Zurbaran (1598–1664) était nommé « le Caravage espagnol » même s'il n' a jamais été en Italie et s'il n'a eu sans doute qu'une connaissance approximative de l'œuvre du maître. José de Ribera (1591 - 1652) reste un cas particulier, le peintre d'origine espagnole ayant fait la quasi-totalité de sa carrière en Italie.

Les développements

Le luminisme, à la fin de la première moitié du XVIIe siècle est un caravagisme dont la particularité se situe dans l’accentuation de la lumière dans l’atmosphère calme du tableau. Les couleurs deviennent chaleureuses avec la source lumineuse. Ses principaux représentants sont Georges de La Tour en France et Gerrit Van Honthorst en Hollande ; le Génois Luca Cambiaso en est le précurseur.
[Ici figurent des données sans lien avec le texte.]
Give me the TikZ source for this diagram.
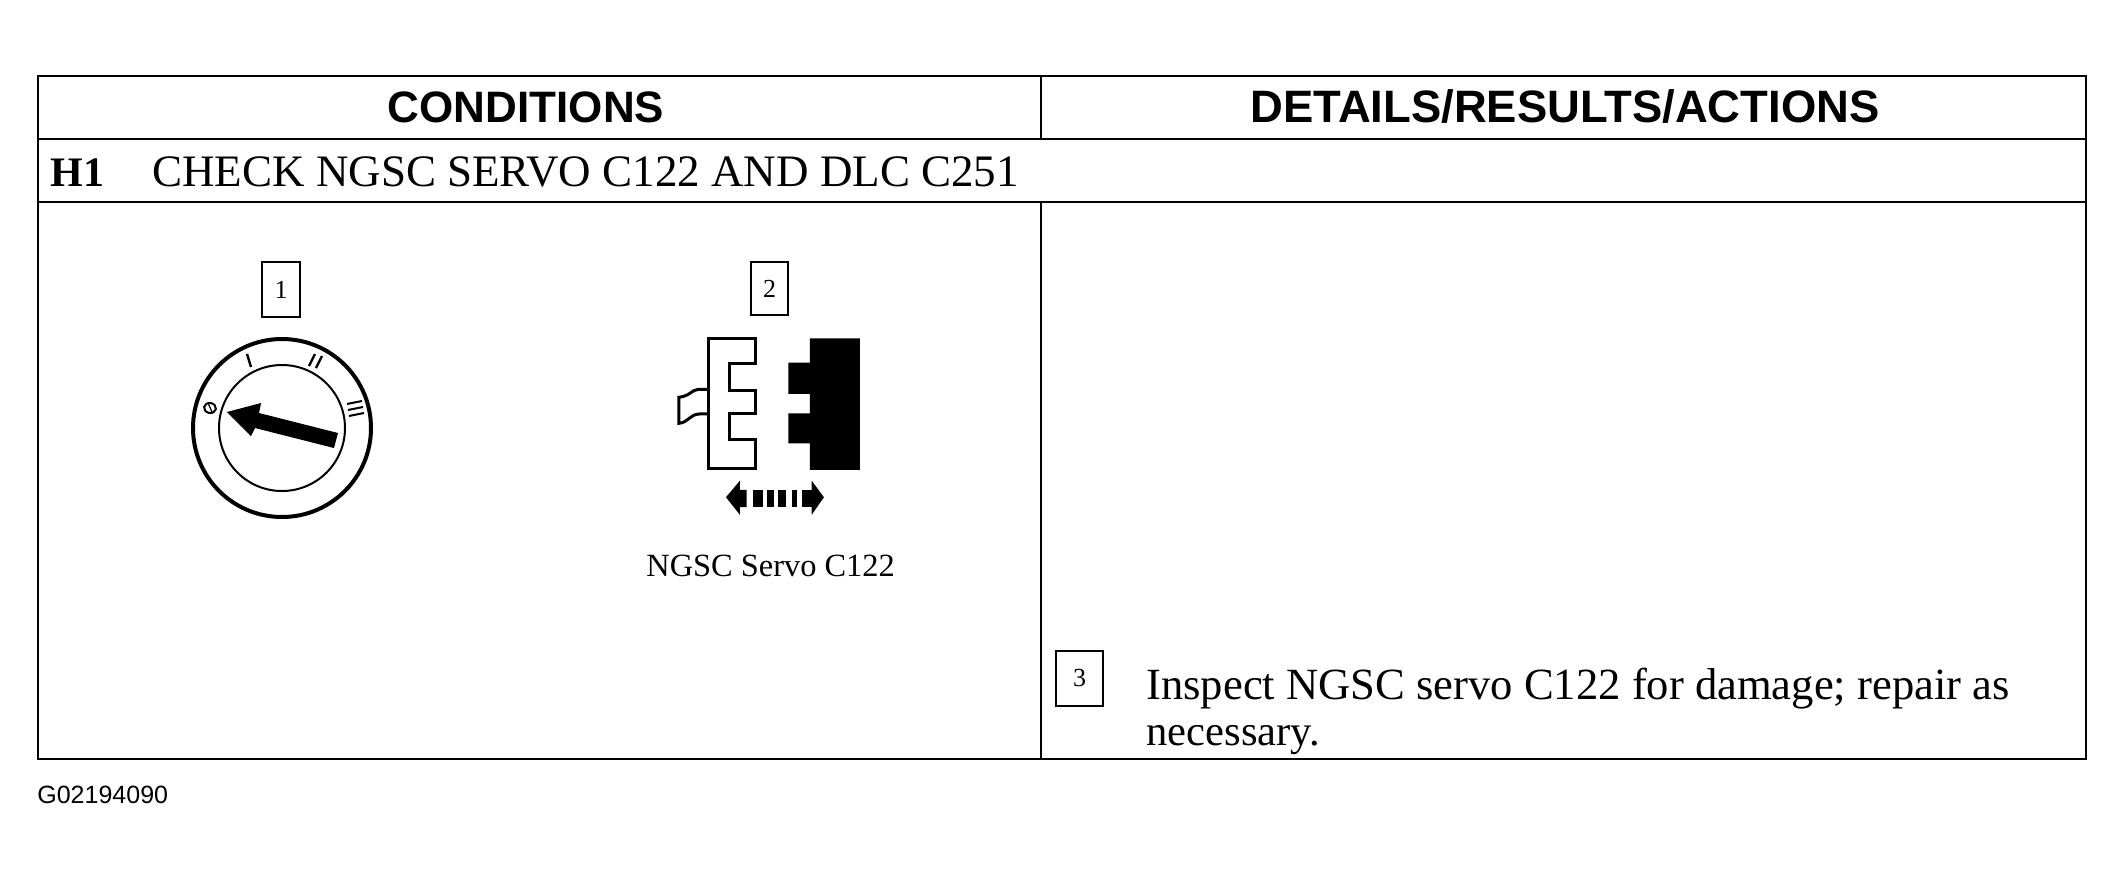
\documentclass[tikz,border=0pt]{standalone}
\usepackage{fontspec}
\setmainfont{Liberation Serif}
\newfontfamily\hdfont{Liberation Sans}
\begin{document}
\begin{tikzpicture}[x=0.5pt,y=-0.5pt,
  rule/.style={draw=black,line width=1pt},
  hd/.style={font=\hdfont\bfseries\fontsize{22}{26}\selectfont,anchor=base,inner sep=0pt},
  bodytxt/.style={font=\fontsize{22.3}{26}\selectfont,anchor=base west,inner sep=0pt},
  numbox/.style={draw=black,line width=0.8pt,inner sep=0pt,font=\fontsize{13}{14}\selectfont}]
\useasboundingbox (0,0) rectangle (2124,879);
% table
\draw[rule] (38,76) rectangle (2086,759);
\draw[rule] (38,139) -- (2086,139);
\draw[rule] (38,202) -- (2086,202);
\draw[rule] (1041,76) -- (1041,139);
\draw[rule] (1041,202) -- (1041,759);
\node[hd] (hc) at (526,122) {CONDITIONS};
\node[hd,font=\hdfont\bfseries\fontsize{22.7}{26}\selectfont] (hd) at (1565,122) {DETAILS/RESULTS/ACTIONS};
\node[bodytxt,font=\bfseries\fontsize{21}{26}\selectfont] (h1) at (50,186) {H1};
\node[bodytxt,font=\fontsize{22.5}{26}\selectfont] (ht) at (152,186) {CHECK NGSC SERVO C122 AND DLC C251};
% callouts
\node[numbox,minimum width=19pt,minimum height=27.5pt] (b1) at (281,289.5) {\raisebox{-1.5pt}{1}};
\node[numbox,minimum width=18.5pt,minimum height=26.5pt] (b2) at (769.5,288.5) {\raisebox{-1.2pt}{2}};
\node[numbox,minimum width=23.5pt,minimum height=27.5pt] (b3) at (1079.5,678.5) {\raisebox{-1.5pt}{3}};
% switch
\draw[line width=2pt] (282,428) circle [radius=89];
\draw[line width=1pt] (282,428) circle [radius=63];
\fill (227,412) -- (261,403) -- (259,413) -- (338,433) -- (334,448) -- (255,428) -- (251,436) -- cycle;
\draw[line width=1pt,rotate around={-10:(210,408)}] (210,408) ellipse [x radius=6,y radius=5];
\draw[line width=0.6pt] (208,403) -- (212,412);
\draw[line width=1.2pt] (247,354) -- (251,367);
\draw[line width=1.2pt] (315,354) -- (309,366);
\draw[line width=1.2pt] (322,356) -- (316,368);
\draw[line width=1pt] (347,404) -- (362,401);
\draw[line width=1pt] (348,410) -- (363,407);
\draw[line width=1pt] (349,416) -- (364,413);
% connector
\begin{scope}[shift={(630,270)},x=0.1666pt,y=-0.1666pt]
\draw[line width=1.5pt,line join=miter]
 (235,205) -- (378,205) -- (378,280) -- (300,280) -- (300,362) -- (378,362) -- (378,432) -- (300,432) -- (300,510) -- (378,510) -- (378,595) -- (235,595) -- cycle;
\draw[line width=1.5pt] (235,358) -- (205,358) .. controls (185,360) and (180,378) .. (147,382) -- (147,460) .. controls (175,458) and (180,432) .. (210,432) -- (235,432);
\fill (540,205) -- (690,205) -- (690,600) -- (540,600) -- (540,520) -- (475,520) -- (475,430) -- (540,430) -- (540,372) -- (475,372) -- (475,278) -- (540,278) -- cycle;
\fill (288,682) -- (330,632) -- (330,660) -- (350,660) -- (350,712) -- (330,712) -- (330,735) -- cycle;
\fill (582,682) -- (545,632) -- (545,735) -- cycle;
\fill (370,660) rectangle (400,712);
\fill (410,660) rectangle (432,712);
\fill (445,660) rectangle (468,712);
\fill (485,660) rectangle (500,712);
\fill (515,660) rectangle (546,712);
\end{scope}
\node[anchor=base west,inner sep=0pt,font=\fontsize{16.2}{18}\selectfont] (cap) at (646,576) {NGSC Servo C122};
% action text
\node[bodytxt] (a1) at (1146,699) {Inspect NGSC servo C122 for damage; repair as};
\node[bodytxt,font=\fontsize{21.3}{26}\selectfont] (a2) at (1146,745) {necessary.};
\node[anchor=base west,inner sep=0pt,font=\hdfont\fontsize{12.5}{15}\selectfont] (fig) at (37,803) {G02194090};
\end{tikzpicture}
\end{document}
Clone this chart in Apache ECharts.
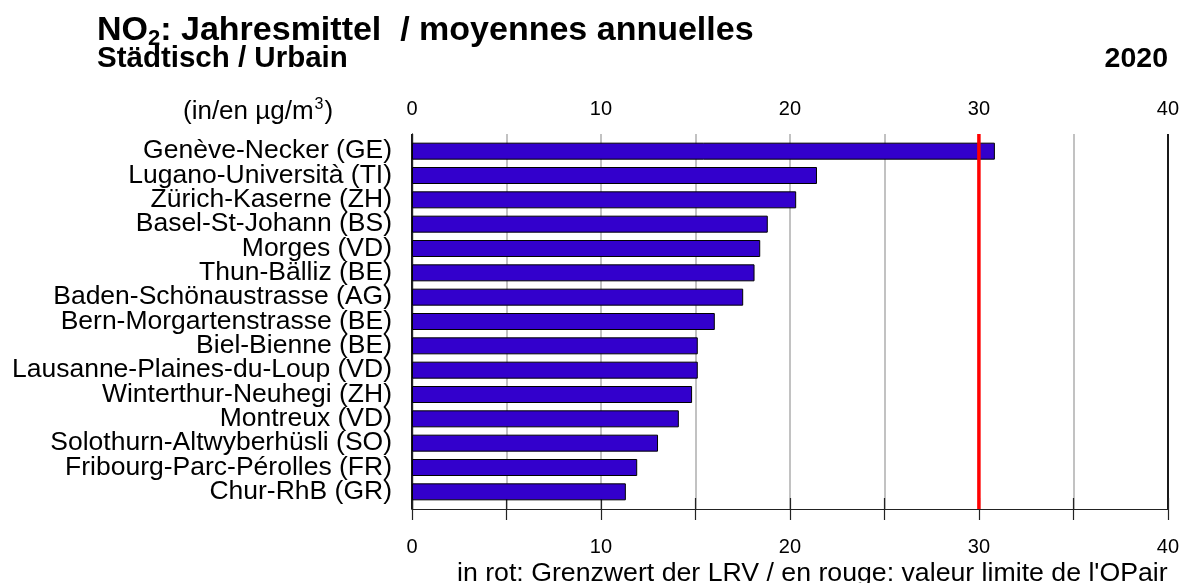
<!DOCTYPE html>
<html>
<head>
<meta charset="utf-8">
<script src="https://cdn.jsdelivr.net/npm/echarts@6/dist/echarts.min.js"></script>
<style>
html,body{margin:0;padding:0;background:#fff;}
#chart{width:1182px;height:583px;}
</style>
</head>
<body>
<div id="chart"></div>
<script>
const stations = [
  'Genève-Necker (GE)',
  'Lugano-Università (TI)',
  'Zürich-Kaserne (ZH)',
  'Basel-St-Johann (BS)',
  'Morges (VD)',
  'Thun-Bälliz (BE)',
  'Baden-Schönaustrasse (AG)',
  'Bern-Morgartenstrasse (BE)',
  'Biel-Bienne (BE)',
  'Lausanne-Plaines-du-Loup (VD)',
  'Winterthur-Neuhegi (ZH)',
  'Montreux (VD)',
  'Solothurn-Altwyberhüsli (SO)',
  'Fribourg-Parc-Pérolles (FR)',
  'Chur-RhB (GR)'
];
const no2Values = [30.8, 21.4, 20.3, 18.8, 18.4, 18.1, 17.5, 16.0, 15.1, 15.1, 14.8, 14.1, 13.0, 11.9, 11.3];
const limitValue = 30;
const axisMin = 0;
const axisMax = 40;
const tickStep = 5;
const labelStep = 10;
const titleLine1 = ['NO', '2', ': Jahresmittel  / moyennes annuelles'];
const titleLine2 = 'Städtisch / Urbain';
const yearText = '2020';
const unitText = ['(in/en µg/m', '3', ')'];
const footerText = "in rot: Grenzwert der LRV / en rouge: valeur limite de l'OPair";

const FONT = '"Liberation Sans", Arial, sans-serif';
const chart = echarts.init(document.getElementById('chart'), null, {renderer: 'canvas'});

const splitColors = ['#000'].concat(new Array(7).fill('#bcbcbc'));
function tickLabel(v) { return (v % labelStep === 0) ? String(v) : ''; }

const frameXAxisBase = {
  type: 'value', gridIndex: 0, min: axisMin, max: axisMax, interval: tickStep,
  axisLine: {show: true, lineStyle: {color: '#222', width: 1.2}},
  axisTick: {show: true, length: 11, inside: false, lineStyle: {color: '#222', width: 1.2}},
  axisLabel: {show: true, formatter: tickLabel, color: '#000', fontSize: 20, fontFamily: FONT}
};

chart.setOption({
  animation: false,
  backgroundColor: '#fff',
  title: [
    {
      left: 92, top: 8,
      text: '{a|' + titleLine1[0] + '}{s|' + titleLine1[1] + '}{a|' + titleLine1[2] + '}',
      textStyle: {
        rich: {
          a: {fontSize: 34, fontWeight: 'bold', fontFamily: FONT, color: '#000', lineHeight: 36},
          s: {fontSize: 22, fontWeight: 'bold', fontFamily: FONT, color: '#000', lineHeight: 36, padding: [15, 0, 0, 0]}
        }
      }
    },
    {
      left: 92, top: 39, text: titleLine2,
      textStyle: {fontSize: 29.5, fontWeight: 'bold', fontFamily: FONT, color: '#000'}
    },
    {
      right: 9, top: 40, text: yearText,
      textStyle: {fontSize: 28.5, fontWeight: 'bold', fontFamily: FONT, color: '#000'}
    },
    {
      left: 178, top: 92,
      text: '{a|' + unitText[0] + '}{s|' + unitText[1] + '}{a|' + unitText[2] + '}',
      textStyle: {
        fontWeight: 'normal',
        rich: {
          a: {fontSize: 26, fontWeight: 'normal', fontFamily: FONT, color: '#000', lineHeight: 30},
          s: {fontSize: 16, fontWeight: 'normal', fontFamily: FONT, color: '#000', lineHeight: 30, padding: [0, 1, 14, 1]}
        }
      }
    },
    {
      left: 452, top: 555, text: footerText,
      textStyle: {fontSize: 26.7, fontWeight: 'normal', fontFamily: FONT, color: '#000'}
    }
  ],
  grid: [
    {left: 412, right: 13, top: 134, bottom: 74, containLabel: false},
    {left: 412, right: 13, top: 139, bottom: 79, containLabel: false}
  ],
  xAxis: [
    Object.assign({}, frameXAxisBase, {
      position: 'top',
      splitLine: {show: true, lineStyle: {color: splitColors, width: 1.8}},
      axisLabel: Object.assign({}, frameXAxisBase.axisLabel, {margin: 15})
    }),
    Object.assign({}, frameXAxisBase, {
      position: 'bottom',
      splitLine: {show: false},
      axisLabel: Object.assign({}, frameXAxisBase.axisLabel, {margin: 28})
    }),
    {
      type: 'value', gridIndex: 1, min: axisMin, max: axisMax, interval: tickStep, show: false
    }
  ],
  yAxis: [
    {type: 'value', gridIndex: 0, min: 0, max: 1, position: 'left',
      axisLine: {show: true, lineStyle: {color: '#222', width: 1.2}},
      axisTick: {show: false}, axisLabel: {show: false}, splitLine: {show: false}},
    {type: 'value', gridIndex: 0, min: 0, max: 1, position: 'right',
      axisLine: {show: true, lineStyle: {color: '#222', width: 1.2}},
      axisTick: {show: false}, axisLabel: {show: false}, splitLine: {show: false}},
    {type: 'category', gridIndex: 1, data: stations, inverse: true,
      axisLine: {show: false}, axisTick: {show: false}, splitLine: {show: false},
      axisLabel: {color: '#000', fontSize: 26.5, fontFamily: FONT, margin: 20, interval: 0}}
  ],
  series: [
    {
      type: 'bar', xAxisIndex: 2, yAxisIndex: 2, data: no2Values, barWidth: 17,
      itemStyle: {color: '#3300CC', borderColor: '#000', borderWidth: 1},
      z: 3
    },
    {
      type: 'line', xAxisIndex: 0, yAxisIndex: 0,
      data: [[limitValue, 0], [limitValue, 1]],
      symbol: 'none', lineStyle: {color: '#ff0000', width: 3.5}, z: 5
    }
  ]
});
</script>
</body>
</html>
Dans le ténébrisme, apparu vers 1610, les contrastes d’ombres et de lumière sont plus violents, l’effet est plus sombre. Le courant des Tenebrosi, regroupés pour la plupart dans ce grand centre artistique qu’est Séville au « Siècle d’Or », est représenté par José de Ribera (1591-1652) ou Mattia Preti (1613-1699), peut-être influencé par le Napolitain Battistello Caracciolo, un des premiers caravagistes italiens. En effet, le royaume de Naples est alors sous domination espagnole et les échanges sont nombreux entre les artistes de l’un et l’autre pays. Francisco de Zurbaran (1598-1664) adopte un style ténébriste qui lui vaut le surnom de « Caravage espagnol » dans sa première période. Francisco Ribalta (1551-1628) s’illustre lui à Valence dans des peintures religieuses où l’influence du Caravage est très sensible.